Sunday, June 15, 2008

Catch a Wave and You're Sitting On Top of the World!

I have mentioned in the past the first appearance of the Silver Surfer, in Fantastic Four #48-50, as the herald of Galactus. The inspiration for the character was not hard to find; in the mid-1960s the sport of surfing enjoyed a brief mania, reflected in the many hit songs by the Beach Boys.

As was common in the Silver Age Marvel, the Surfer turned out to be morally ambiguous. He represented a horrific villain, Galactus, but he himself had something of a poetic, sensitive soul. In the initial story this soul is stirred by Alicia Masters, Ben Grimm's blind girlfriend. He rebels against Galactus, and this revolt disgusts the master, who abandons his attempt to drain all resources from the Earth, and banishes the Silver Surfer to be bound to the planet for eternity.

As was very typical, the alien found Earth to be unadvanced scientifically and socially. This was played as sort of a "Stranger in a Strange Land" way, with the noble Silver Surfer suffering mightily at the indignities visited upon him.

In his next appearance he was faced with Dr Doom. Doom steals the Silver Surfer's powers and his surfboard and defeats the Fantastic Four, then butts up against Galactus' banishment of the Surfer (and his board) from outer space.

After a few more appearances, Marvel decided to try the Silver Surfer in his own book, starting in August 1968. But they also attempted something very unusual. They put him in a 68-page comic book and charged 25 cents. This wasn't quite unique in the Silver Age; the Thunder Agents books had been similary sized and priced, as had a brief run of superhero comics by Harvey. Marvel itself had experimented with original stories in Marvel Super Heroes.

But still, it was a stretch. Again, I suspect that Stan was looking to see if he could catch those older readers, and this is a way of establishing market segmentation. DC's 25-cent comics were (at the time) 80 pages and almost always 100% reprint material.

Stan (with John Buscema on art) captures teenage angst rather well, here:

Weren't we all trapped on this world of madness? The story goes on to tell (as promised) the origin of the Silver Surfer. Norrin Radd was a discontented soul on his home planet who wondered why nobody'd continued space travel after the first few trips came back empty-handed. He longed to soar between the stars.

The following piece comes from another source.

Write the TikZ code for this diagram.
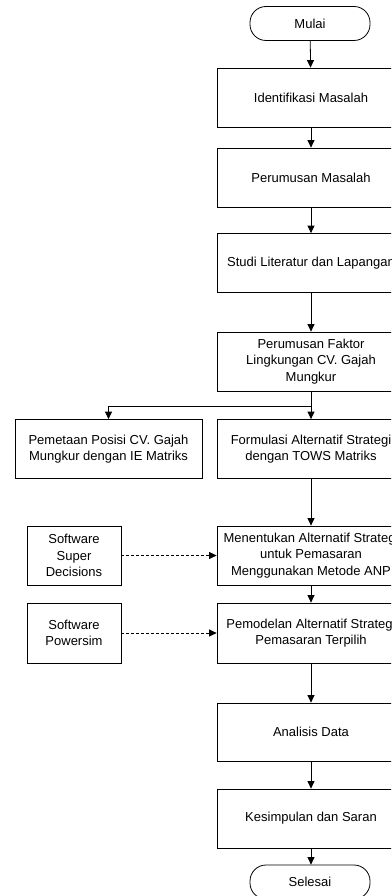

When Galactus came to suck his world dry, he offered his services as a herald to save his own planet, even if that meant a certain casual attitude towards other planets along the way.

Despite the cover claim there was not a book-length Silver Surfer story. The 38-page origin of the Surfer was backed up by a 13-page story about the Watcher featuring Gene Colan artwork. It's beautifully drawn but suffers the usual Watcher problem, which is that the story is most interesting when the Watcher decides not to watch but to intervene. It is shown why this became an ironclad law among the Watchers, without noting that the Earth's Watcher had violated the law on many occasions. But the artwork is extraordinary even for Colan:

This was clearly intended as a serious comic in Marvel's push towards the older bracket. Unfortunately (from the publisher's standpoint), it did not lead the way towards 25 cent issues, although that barrier would soon be breached by far smaller comics as the runaway inflation of the early 1970s began to be experienced. After the 7th issue Silver Surfer became a normal-sized comic and the price declined to 15 cents. The Surfer lasted until mid-1970, when the comic was cancelled.

The look of the comic is fabulous; John Buscema could really bring it. Perspective, emotion, and action; his stories never failed to deliver:

That was in 1968, and I would suspect those panels are about as influential on the 1970s as anything I can imagine. The villain in red is, shall we say, not Lex Luthor? These really are extraordinarily beautiful comics, and very much more modern-looking than most of the Silver Age DC. This was the Marvel 1970s on the rise before anybody knew about it.